Tuesday, May 10

Shall We?

Ted officially announced his candidancy yesterday. Here is just a brief snippet of what he had to say:

Strickland blamed 15 years of Republicans in the governor's office for what he called an economic tailspin in the state.

``They have governed as if they are trying to get through the next week, the next month or the next year. They have had no vision,'' Strickland said in a telephone conference with Ohio reporters.


``I'm doing this because our great state is in desperate need of change,'' Strickland said. ``I feel that I can't stand by and just let that happen.''

Instead of me preaching to you why I think Ted should be the Democratic nominee and ultimately the Governor, which I will be doing for many months, here is what an editorial had to say in the Ohio University paper, The Post:
Strickland is equipped with a diverse range of skills that would allow him to work with both parties and appeal to voters across party lines. An advocate of veterans' rights, something of a political moderate and possessing a down-home American image, Strickland has the potential to swing votes from individuals that traditionally vote the Republican ticket, all the while maintaining the support of hard-line Democrats in the state. That fact is most clearly illustrated when considering that Strickland has been elected repeatedly in his Southeastern Ohio U.S. representative district, which is a politically diverse area -Athens County, a Democratic stronghold, is surrounded by several largely Republican counties.

Coin-Gate Aftermath

It seems as though the Ohio GOP has gotten away with another huge waste of the public's money. This time, if you haven't already heard, it's through "Coin-gate," first broke by the Toledo Blade. GOPers allowed their top contributor, Tom Noe, to invest over $50 million dollars (by the Ohio Bureau of Workers' Compensation) in a very risky rare-coin fund. Noe then went on to lose some of those rare-coins. Regardless of that fact, Coin-gate shows how the OGOP is willing to use the public's money recklessly and wastefully. Not only was the rare-coin fund extremely risky but it was also headed by Noe, a Bush Pioneer who was one of the largest contributors in the state. Anyone else think there is a little conflict of interest?

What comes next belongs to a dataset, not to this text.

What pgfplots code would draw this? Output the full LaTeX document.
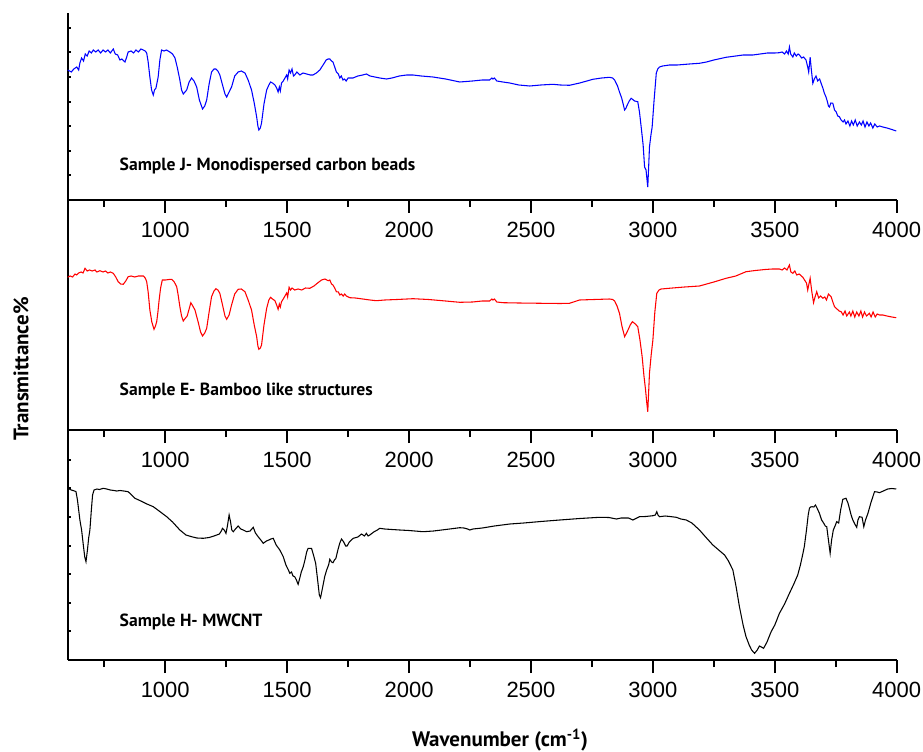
\documentclass[border=0pt]{standalone}
\usepackage{pgfplots}
\pgfplotsset{compat=1.18}
\usepackage{fontspec}
\setmainfont{PT Sans}
\newfontfamily\arialf{Liberation Sans}
\newfontfamily\lblf{PT Sans}
\begin{document}
\begin{tikzpicture}
\useasboundingbox (0pt,0pt) rectangle (692.25pt,563.25pt);
\pgfplotsset{
  panel/.style={
    scale only axis,
    width=621.75pt,
    xmin=600, xmax=4000,
    axis x line=bottom, axis y line=left,
    axis line style={-, line width=1.5pt},
    xtick={1000,1500,2000,2500,3000,3500,4000},
    minor xtick={750,1250,1750,2250,2750,3250,3750},
    tick align=outside,
    major tick length=9.75pt, minor tick length=5.25pt,
    every tick/.style={black, line width=1.5pt},
    xticklabel style={font=\arialf\fontsize{16.5}{18}\selectfont, yshift=-3pt},
    /pgf/number format/assume math mode=true,
    /pgf/number format/1000 sep={},
    ytick=\empty,
    clip=false,
  },
}
% ---------- Panel 1: Sample J ----------
\begin{axis}[panel, at={(50.775pt,413.25pt)}, anchor=south west, height=140.25pt,
  ymin=0, ymax=187,
  extra y ticks={24.6,49.2,73.8,98.4,123,147.6,172.2},
  extra y tick labels={},
  extra y tick style={tick align=inside, major tick length=2.25pt},
]
\addplot[blue, line width=0.8pt] coordinates {
(600,130)(615,128)(625,131)(637,133)(645,130)(650,137)(657,142)(665,139)(672,146)(680,144)(688,149)(697,147)(705,150)(715,148)(725,150)(735,147)(745,150)(755,148)(765,150)(775,147)(787,151)(795,146)(805,145)(814,140)(822,141)(835,138)(842,143)(848,148)(860,149)(870,147)(880,150)(890,148)(900,151)(910,150)(918,149)(924,147)
(930,138)(937,123)(944,110)(951,105)(956,110)(962,112)(967,118)(971,123)(978,140)(985,150)(995,149)(1005,150)(1019,148)(1030,146)(1040,142)(1050,132)(1060,120)(1067,110)(1074,106)(1081,108)(1088,110)(1098,118)(1108,122)(1118,119)(1129,113)(1140,100)(1153,91)(1162,94)(1170,100)(1180,116)(1190,128)(1200,131)(1208,131)(1216,129)(1224,125)(1235,115)(1245,106)(1252,103)(1260,107)(1272,113)(1285,124)(1299,128)(1312,129)(1327,127)(1340,120)(1354,110)(1365,97)(1375,83)(1380,74)(1384,70)(1390,72)(1395,77)(1405,96)(1416,110)(1425,115)(1432,118)(1440,117)(1450,115)(1457,112)(1463,108)(1468,113)(1472,109)(1477,117)(1484,119)(1491,122)(1498,125)(1502,121)(1508,130)(1514,127)(1520,131)(1526,124)(1531,125)(1540,128)(1552,125)(1565,127)(1580,126)(1595,125)(1606,125)(1620,127)(1634,130)(1650,136)(1660,140)(1668,141)(1675,141)(1682,139)(1688,138)(1695,133)(1702,128)(1710,126)(1716,122)(1722,124)(1729,120)(1735,121)(1742,119)(1750,122)(1770,122)(1790,124)(1810,125)(1825,126)(1840,124)(1860,123)(1880,122)(1907,121)(1930,122)(1960,124)(1990,125)(2016,125)(2050,124)(2098,123)(2150,121)(2208,118)(2260,119)(2300,120)(2330,120)(2340,122)(2344,121)(2350,122)(2360,119)(2385,118)(2413,117)(2450,115)(2495,114)(2540,115)(2590,115.7)(2620,115)(2658,114.7)(2700,117)(2754,120.7)(2790,122)(2822,122.7)(2835,122)(2843,120)(2855,114)(2863,108)(2872,102)(2880,94)(2884,90)(2890,92)(2893,94)(2903,99)(2911,101.7)(2925,99)(2938,98.3)(2945,88)(2952,73)(2960,55)(2966,33)(2972,30)(2976,20)(2979,13)(2983,35)(2986,53)(2992,65)(2997,73)(3005,100)(3014,127)(3020,131)(3027,133)(3040,134)(3068,135)(3100,135)(3150,136)(3191,136.7)(3220,138)(3250,140)(3300,142.7)(3340,144)(3370,145)(3410,145)(3440,146)(3470,147)(3500,147)(3519,147.3)(3530,148)(3540,146)(3548,149)(3555,146)(3560,153)(3565,146)(3574,143)(3580,147)(3588,144)(3596,146)(3601,145)(3610,142)(3618,143)(3628,140)(3635,133)(3639,128)(3645,142.7)(3650,130)(3656,116.7)(3662,121)(3669,124)(3676,119)(3684,121)(3690,116.7)(3697,112)(3703,107)(3710,103)(3715,99)(3720,94)(3724,93)(3730,97)(3738,96.7)(3745,90)(3752,88)(3758,84)(3765,83.3)(3772,80)(3780,78)(3786,80)(3792,76)(3800,79)(3808,74)(3815,79)(3822,75)(3830,80)(3838,74)(3847,78)(3855,75)(3862,79)(3870,73)(3878,78)(3886,74)(3893,77)(3902,72)(3910,76)(3920,73)(3930,74)(3943,73)(3960,72)(3980,70.5)(3998,69)
};
\end{axis}
% ---------- Panel 2: Sample E ----------
\begin{axis}[panel, at={(50.775pt,240.75pt)}, anchor=south west, height=172.5pt,
  ymin=0, ymax=230,
]
\addplot[red, line width=0.8pt] coordinates {
(600,152.7)(610,154)(620,153)(630,156)(637,155)(645,157)(655,158)(663,157)(671,161.7)(680,159)(690,160)(700,159)(712,160)(720,158)(732,159.3)(745,158)(755,159)(765,157)(775,158)(787,156.7)(797,153)(807,148.3)(817,146)(828,145.7)(838,149)(848,153.3)(860,154)(875,153)(890,154)(910,154)(918,152)(924,148.3)(930,138)(937,120)(945,108)(954,100.7)(960,104)(965,108.3)(970,118)(975,130)(981,142)(988,150)(1000,150)(1015,150.5)(1026,150.7)(1037,148)(1047,143.3)(1053,135)(1060,123.3)(1067,114)(1074,109)(1080,111)(1090,114)(1098,121)(1105,127.3)(1113,124)(1122,120)(1135,108)(1145,98)(1153,94)(1162,97)(1170,101.7)(1180,118)(1190,133.3)(1200,139)(1208,141.3)(1216,140)(1224,136.7)(1235,125)(1245,114)(1252,110.7)(1262,115)(1272,125)(1285,136)(1299,140.7)(1312,141)(1327,138.3)(1340,130)(1354,120)(1365,105)(1375,93.3)(1380,84)(1384,80.7)(1390,82)(1395,85)(1405,105)(1416,121.7)(1425,130)(1432,132.7)(1440,131)(1450,129.3)(1457,125)(1463,120.7)(1468,126)(1472,123)(1477,128.3)(1484,131)(1491,134)(1498,137)(1502,133)(1508,142.7)(1514,140)(1520,142)(1531,140)(1545,141)(1560,140)(1575,142)(1593,141.7)(1610,144)(1625,147)(1641,150)(1655,151)(1668,149.3)(1675,150)(1682,146)(1688,145)(1695,142)(1702,138.3)(1710,138)(1716,135)(1722,136)(1730,134)(1736,136)(1743,134)(1757,132.3)(1780,132)(1810,131)(1840,130)(1866,129.3)(1900,130)(1950,130.5)(2016,131.3)(2080,130.5)(2150,129)(2208,127.7)(2260,128)(2300,129)(2330,129)(2340,131)(2344,130)(2350,131)(2360,128)(2385,127.3)(2450,127)(2549,126.7)(2620,126.5)(2658,126.7)(2699,130)(2760,130.5)(2822,131)(2835,130.5)(2843,129)(2853,124)(2863,116.7)(2873,104)(2884,93.3)(2890,96)(2898,100)(2907,105)(2916,108.3)(2928,106)(2938,103.3)(2947,90)(2956,73.3)(2963,55)(2970,40)(2975,27)(2979,18.3)(2983,40)(2986,56.7)(2993,75)(3000,90)(3008,118)(3016,136.7)(3025,140)(3034,141)(3080,142)(3130,143)(3191,144)(3250,148)(3300,151.7)(3340,154)(3382,158.3)(3420,159.5)(3460,160.5)(3490,161)(3519,161)(3530,160)(3540,162)(3550,160)(3560,165)(3566,158)(3574,156.7)(3582,159)(3590,155)(3600,156)(3615,152.7)(3622,150)(3630,147)(3635,140)(3640,146)(3645,151.7)(3652,138)(3659,127.3)(3665,133)(3672,138.3)(3680,132)(3688,134)(3697,131.7)(3705,133)(3712,130)(3720,136)(3731,133.3)(3738,128)(3745,123.3)(3755,121)(3764,119)(3772,118.3)(3780,115)(3788,119)(3795,114)(3806,118)(3812,114)(3820,119)(3828,113)(3836,118)(3845,114)(3853,119)(3860,113)(3868,118)(3876,114)(3888,116.7)(3895,113)(3903,118)(3912,113)(3920,116)(3930,115)(3943,115)(3960,114)(3980,113)(3998,112.3)
};
\end{axis}
% ---------- Panel 3: Sample H ----------
\begin{axis}[panel, at={(50.775pt,68.25pt)}, anchor=south west, height=172.5pt,
  ymin=0, ymax=230,
  extra y ticks={28.6,57.2,85.8,114.4,143,171.6,200.2},
  extra y tick labels={},
  extra y tick style={tick align=inside, major tick length=2.25pt},
]
\addplot[black, line width=0.8pt] coordinates {
(600,171.7)(615,170)(628,169)(634,168.3)(640,160)(645,150)(650,140)(657,130)(664,115)(670,103)(675,98.3)(681,110)(686,122)(691,130)(697,150)(702,165)(708,170)(720,171)(730,170.5)(746,171.7)(760,171)(775,170)(790,169.5)(801,169)(815,169.5)(830,169)(848,168.3)(862,165)(876,161.7)(900,159)(925,156)(951,153.3)(975,149)(1006,143.3)(1030,138)(1060,130)(1085,125)(1108,123.3)(1130,122)(1156,121.7)(1180,122.5)(1200,124)(1211,125)(1222,126)(1230,129)(1235,131.7)(1242,130)(1249,126.7)(1255,134)(1262,145)(1268,138)(1273,130)(1279,128.3)(1288,131)(1299,134)(1310,131)(1320,130)(1334,128.3)(1348,129)(1361,132.7)(1370,127)(1381,123.3)(1392,120)(1402,116.7)(1415,119)(1425,120)(1433,121)(1443,121.7)(1455,115)(1470,110)(1484,103.3)(1495,95)(1505,90)(1511,86.7)(1518,88)(1524,84)(1531,83.3)(1538,80)(1545,75.7)(1552,82)(1558,88)(1566,93.3)(1573,100)(1580,108)(1586,111.7)(1600,111.7)(1608,105)(1617,96.7)(1625,80)(1632,65)(1637,62.3)(1645,72)(1654,83.3)(1662,90)(1670,95)(1675,100.7)(1682,98)(1688,97.3)(1694,100)(1700,101.7)(1708,110)(1716,117)(1723,121)(1732,118)(1740,114)(1746,114)(1755,118)(1771,121.7)(1790,123)(1805,126)(1817,124)(1825,126.7)(1832,124)(1839,125)(1855,128)(1870,130)(1880,131.7)(1900,131)(1930,130.5)(1962,130)(2000,129.5)(2057,128.3)(2100,129)(2150,130.5)(2208,132.3)(2225,132)(2240,131)(2249,130)(2262,131)(2300,132)(2350,134)(2413,136)(2470,137)(2540,138.5)(2618,140)(2700,141.5)(2781,142.7)(2820,142.5)(2836,141.7)(2850,141)(2870,142)(2900,142)(2918,140)(2930,141.5)(2945,143.3)(2970,143.5)(3000,144.3)(3010,145)(3016,148.3)(3021,145)(3027,143.3)(3050,144)(3070,143.5)(3096,142.7)(3115,141)(3137,140)(3160,137)(3191,130)(3220,122)(3246,115)(3270,110)(3294,105)(3310,99)(3328,90)(3340,75)(3355,53.3)(3370,35)(3382,23.3)(3395,15)(3405,10)(3417,6.7)(3428,10)(3437,14)(3445,13)(3454,11.7)(3468,18)(3485,28.3)(3500,35)(3519,46.7)(3540,56)(3560,66.7)(3578,76)(3594,85)(3605,95)(3614,105)(3621,113.3)(3630,130)(3637,145)(3642,151.7)(3647,153)(3653,153.3)(3660,153)(3667,155)(3675,151)(3683,146.7)(3692,140)(3701,136.7)(3707,134)(3713,133.3)(3720,120)(3727,106.7)(3733,120)(3740,130)(3747,134)(3754,138.3)(3762,137)(3770,150)(3779,160.7)(3792,161.7)(3800,157)(3806,151.7)(3813,145)(3820,140)(3828,136)(3836,132.7)(3841,140)(3847,143.3)(3853,143)(3858,142.7)(3865,133.3)(3872,140)(3882,146.7)(3895,158)(3909,168.3)(3920,168)(3929,167.3)(3945,169)(3963,171)(3980,171.5)(3998,171)
};
\end{axis}
% ---------- Texts ----------
\node[anchor=west, font=\lblf\bfseries\fontsize{13.2}{15}\selectfont] at (86.25pt,438.75pt) {Sample J- Monodispersed carbon beads};
\node[anchor=west, font=\lblf\bfseries\fontsize{13.2}{15}\selectfont] at (86.25pt,270pt) {Sample E- Bamboo like structures};
\node[anchor=west, font=\lblf\bfseries\fontsize{13.2}{15}\selectfont] at (86.25pt,96.75pt) {Sample H- MWCNT};
\node[font=\lblf\bfseries\fontsize{15.75}{17}\selectfont] at (375pt,8.5pt) {Wavenumber (cm\textsuperscript{-1})};
\node[rotate=90, font=\lblf\bfseries\fontsize{15.75}{17}\selectfont] at (15.75pt,286.5pt) {Transmittance\%};
\end{tikzpicture}
\end{document}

OGOP has announced that they're getting out of the coin business (via the Blade):

State officials yesterday said they are halting a controversial investment in two rare-coin funds controlled by Tom Noe, a prominent Toledo-area Republican fund-raiser and coin dealer.

The Ohio Bureau of Workers' Compensation announced that it will dissolve the $50 million investment "over a reasonable period of time sufficient to protect the state's investment."

The agency did not say how long that would take.

"We had concerns about the ability of the managers to commit the necessary time and resources to make it profitable," said Jeremy Jackson, the bureau's press secretary.

Too bad all the damage has already been done. I mean, it took them this long to determine that it may not be profitable? Shouldn't they be doing that sort of research and work before the initial investment? I guess it was fine though, because a Republican was running the show. And we all know how well Republican's handle money in this state. They must have thought it was a guaranteed investment.

Undoubtedly, this leaves open a huge opportunity for every Democratic candidate for Governor, whether it be Ted or not, to pound away at the OGOP establishment in Ohio. It also is important for other 'down-ballot' nominees. Democrats have been given a unique opportunity in this state to completely crush a fumbling and inept Republican Party. Time to seize the opportunity.